Typically these blogs remind me of the excitement of arriving, the fun of traveling, and the frustration of improving French skills.
But a post I read recently reminded me of the downside of the assistantship: the loneliness.
I had great assistant friends my assistant year, and even a few French friends in the small town I lived in. I lived in the school’s boarding house where the three other assistants also had rooms, as well as one or two of the school’s surveillants on their nights off.
But still, there were a lot of weeks where I did hardly anything at all. Bar le Duc had very little night life, and just one good bar. The other assistants sometimes kept to themselves other than a weekly movie night at the 6-screen cinema. Doors were typically closed in the boarding house and if we ate together it was by accident. I spent a lot of time reading or on the Internet, and going to Nancy on weekends. I remember one particularly difficult week when I had just been to Spain with les filles, and returned to Bar le Duc to see hardly anyone all week.

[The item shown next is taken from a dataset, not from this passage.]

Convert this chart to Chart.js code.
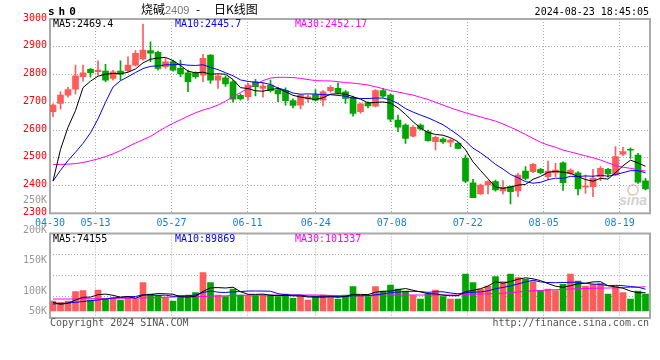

In retrospect, if I’d been a little more confident, I would have tried to encourage a more communal culture at the boarding house. Because of the language and cultural barrier, I sometimes didn’t understand invitations from the two professeurs-stagiaires at the school. One of them was from Bretagne and was surely lonely living in Bar le Duc, but as a foreigner I didn’t have the guts to assume she’d want to hang out.
My year as a lectrice in Reims was also difficult at times, in fact, definitely more so than the year in Bar le Duc. Reims has a reputation for being unfriendly. There never seemed to be much going on in spite of it being a relatively large and certainly pretty city. The lecteurs from the fac de langues were a lifesaver that year, but even so, unless you truly hit it off with a couple of new close friends, it’s hard to overcome loneliness with just the help of one or two people. Most of the year I only worked Mondays and Tuesdays, and found myself wishing for more hours. I went to a number of soirées where I didn’t have a lot of fun, but felt good for at least having gotten out of the house.
In the end, if I had to do it all over again, I would:
1) Never say no to any invitation of any sort.
2) Not be afraid to impose myself on people, in a polite way. I think French people appreciate outgoing-ness, and take invitations for coffee or dinner more seriously than Americans, as a real gesture rather than just a courtesy.
I can’t say I really have these same problems today, now that I have a full-time job and a live-in boyfriend. But when he’s gone and I’m off work, it can be a surprise to find myself wondering what to do with myself (besides more work of course). French friends, like young people all over the world, come and go as their studies or jobs end, and that’s the case for me and Ju these days. Many of our good friends are a three-hour drive or more away. Fortunately we have each other, but I should possibly start following my own advice (see #s 1, 2) some time soon.
I wonder sometimes if this phenomenon of expat loneliness is not just from the expat-ness of it all, but also from the difficulty readjusting after college. People used to tell me that it was harder to find friends after Macalester—you’re no longer surrounded by 2000 people of your age with similar interests, looking to make friends.
Any wisdom or similar experiences out there?